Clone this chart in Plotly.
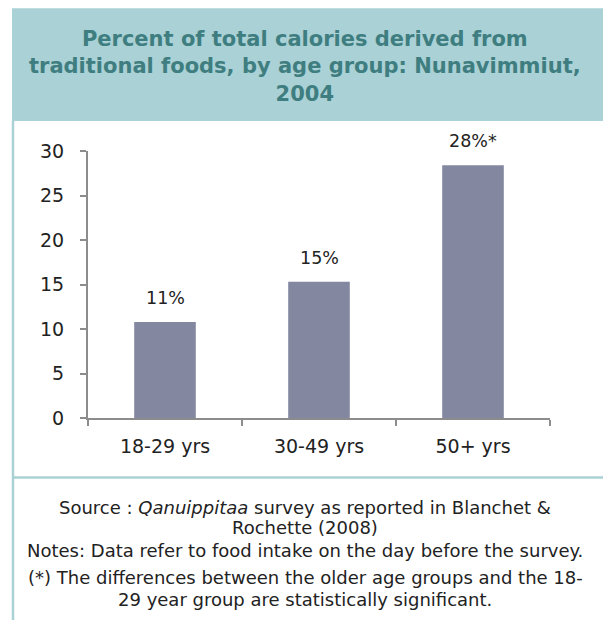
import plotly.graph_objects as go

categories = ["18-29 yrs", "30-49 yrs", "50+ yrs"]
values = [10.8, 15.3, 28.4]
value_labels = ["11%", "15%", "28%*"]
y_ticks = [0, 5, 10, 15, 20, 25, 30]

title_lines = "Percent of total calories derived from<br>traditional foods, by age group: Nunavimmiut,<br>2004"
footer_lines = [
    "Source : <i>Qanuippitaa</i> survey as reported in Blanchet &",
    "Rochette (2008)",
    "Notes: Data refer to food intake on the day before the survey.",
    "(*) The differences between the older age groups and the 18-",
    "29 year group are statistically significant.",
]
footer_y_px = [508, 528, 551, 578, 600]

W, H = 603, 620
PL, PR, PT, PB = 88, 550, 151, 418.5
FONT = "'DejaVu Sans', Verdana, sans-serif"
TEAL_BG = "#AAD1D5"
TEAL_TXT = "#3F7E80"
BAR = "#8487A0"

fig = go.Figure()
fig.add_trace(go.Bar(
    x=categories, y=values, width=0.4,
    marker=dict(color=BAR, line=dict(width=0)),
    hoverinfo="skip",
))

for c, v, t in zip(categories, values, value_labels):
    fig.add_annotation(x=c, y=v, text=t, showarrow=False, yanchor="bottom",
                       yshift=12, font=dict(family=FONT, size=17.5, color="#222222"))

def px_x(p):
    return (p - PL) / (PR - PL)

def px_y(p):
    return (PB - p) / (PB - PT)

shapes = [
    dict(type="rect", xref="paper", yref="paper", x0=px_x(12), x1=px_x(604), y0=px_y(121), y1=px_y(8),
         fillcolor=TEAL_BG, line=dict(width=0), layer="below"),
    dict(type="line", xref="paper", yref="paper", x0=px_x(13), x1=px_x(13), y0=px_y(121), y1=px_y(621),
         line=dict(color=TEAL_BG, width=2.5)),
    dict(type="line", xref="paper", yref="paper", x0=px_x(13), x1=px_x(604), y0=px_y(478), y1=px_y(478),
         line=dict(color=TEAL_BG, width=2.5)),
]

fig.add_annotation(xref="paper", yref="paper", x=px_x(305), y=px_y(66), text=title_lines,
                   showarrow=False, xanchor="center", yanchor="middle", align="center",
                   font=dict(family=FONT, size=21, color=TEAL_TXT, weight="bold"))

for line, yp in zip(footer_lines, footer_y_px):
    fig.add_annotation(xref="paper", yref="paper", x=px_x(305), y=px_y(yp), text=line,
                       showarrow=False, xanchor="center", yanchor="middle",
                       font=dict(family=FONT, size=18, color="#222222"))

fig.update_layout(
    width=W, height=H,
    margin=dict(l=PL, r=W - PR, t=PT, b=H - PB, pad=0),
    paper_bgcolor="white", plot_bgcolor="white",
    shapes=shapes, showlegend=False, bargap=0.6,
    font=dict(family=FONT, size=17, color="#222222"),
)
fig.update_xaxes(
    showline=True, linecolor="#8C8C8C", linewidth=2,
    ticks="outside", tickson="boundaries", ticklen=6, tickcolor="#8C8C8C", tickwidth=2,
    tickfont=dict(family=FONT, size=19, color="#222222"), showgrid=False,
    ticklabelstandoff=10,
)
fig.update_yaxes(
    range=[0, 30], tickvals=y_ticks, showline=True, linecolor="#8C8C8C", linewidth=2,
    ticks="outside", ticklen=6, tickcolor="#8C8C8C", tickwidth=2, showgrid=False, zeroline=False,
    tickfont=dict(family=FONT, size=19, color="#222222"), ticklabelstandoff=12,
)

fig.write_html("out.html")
------------
Transcribe the material exactly, keeping every word and none of the pictures.

Clone this chart in Plotly.
import plotly.graph_objects as go

categories = ["18-29 yrs", "30-49 yrs", "50+ yrs"]
values = [10.8, 15.3, 28.4]
value_labels = ["11%", "15%", "28%*"]
y_ticks = [0, 5, 10, 15, 20, 25, 30]

title_lines = "Percent of total calories derived from<br>traditional foods, by age group: Nunavimmiut,<br>2004"
footer_lines = [
    "Source : <i>Qanuippitaa</i> survey as reported in Blanchet &",
    "Rochette (2008)",
    "Notes: Data refer to food intake on the day before the survey.",
    "(*) The differences between the older age groups and the 18-",
    "29 year group are statistically significant.",
]
footer_y_px = [508, 528, 551, 578, 600]

W, H = 603, 620
PL, PR, PT, PB = 88, 550, 151, 418.5
FONT = "'DejaVu Sans', Verdana, sans-serif"
TEAL_BG = "#AAD1D5"
TEAL_TXT = "#3F7E80"
BAR = "#8487A0"

fig = go.Figure()
fig.add_trace(go.Bar(
    x=categories, y=values, width=0.4,
    marker=dict(color=BAR, line=dict(width=0)),
    hoverinfo="skip",
))

for c, v, t in zip(categories, values, value_labels):
    fig.add_annotation(x=c, y=v, text=t, showarrow=False, yanchor="bottom",
                       yshift=12, font=dict(family=FONT, size=17.5, color="#222222"))

def px_x(p):
    return (p - PL) / (PR - PL)

def px_y(p):
    return (PB - p) / (PB - PT)

shapes = [
    dict(type="rect", xref="paper", yref="paper", x0=px_x(12), x1=px_x(604), y0=px_y(121), y1=px_y(8),
         fillcolor=TEAL_BG, line=dict(width=0), layer="below"),
    dict(type="line", xref="paper", yref="paper", x0=px_x(13), x1=px_x(13), y0=px_y(121), y1=px_y(621),
         line=dict(color=TEAL_BG, width=2.5)),
    dict(type="line", xref="paper", yref="paper", x0=px_x(13), x1=px_x(604), y0=px_y(478), y1=px_y(478),
         line=dict(color=TEAL_BG, width=2.5)),
]

fig.add_annotation(xref="paper", yref="paper", x=px_x(305), y=px_y(66), text=title_lines,
                   showarrow=False, xanchor="center", yanchor="middle", align="center",
                   font=dict(family=FONT, size=21, color=TEAL_TXT, weight="bold"))

for line, yp in zip(footer_lines, footer_y_px):
    fig.add_annotation(xref="paper", yref="paper", x=px_x(305), y=px_y(yp), text=line,
                       showarrow=False, xanchor="center", yanchor="middle",
                       font=dict(family=FONT, size=18, color="#222222"))

fig.update_layout(
    width=W, height=H,
    margin=dict(l=PL, r=W - PR, t=PT, b=H - PB, pad=0),
    paper_bgcolor="white", plot_bgcolor="white",
    shapes=shapes, showlegend=False, bargap=0.6,
    font=dict(family=FONT, size=17, color="#222222"),
)
fig.update_xaxes(
    showline=True, linecolor="#8C8C8C", linewidth=2,
    ticks="outside", tickson="boundaries", ticklen=6, tickcolor="#8C8C8C", tickwidth=2,
    tickfont=dict(family=FONT, size=19, color="#222222"), showgrid=False,
    ticklabelstandoff=10,
)
fig.update_yaxes(
    range=[0, 30], tickvals=y_ticks, showline=True, linecolor="#8C8C8C", linewidth=2,
    ticks="outside", ticklen=6, tickcolor="#8C8C8C", tickwidth=2, showgrid=False, zeroline=False,
    tickfont=dict(family=FONT, size=19, color="#222222"), ticklabelstandoff=12,
)

fig.write_html("out.html")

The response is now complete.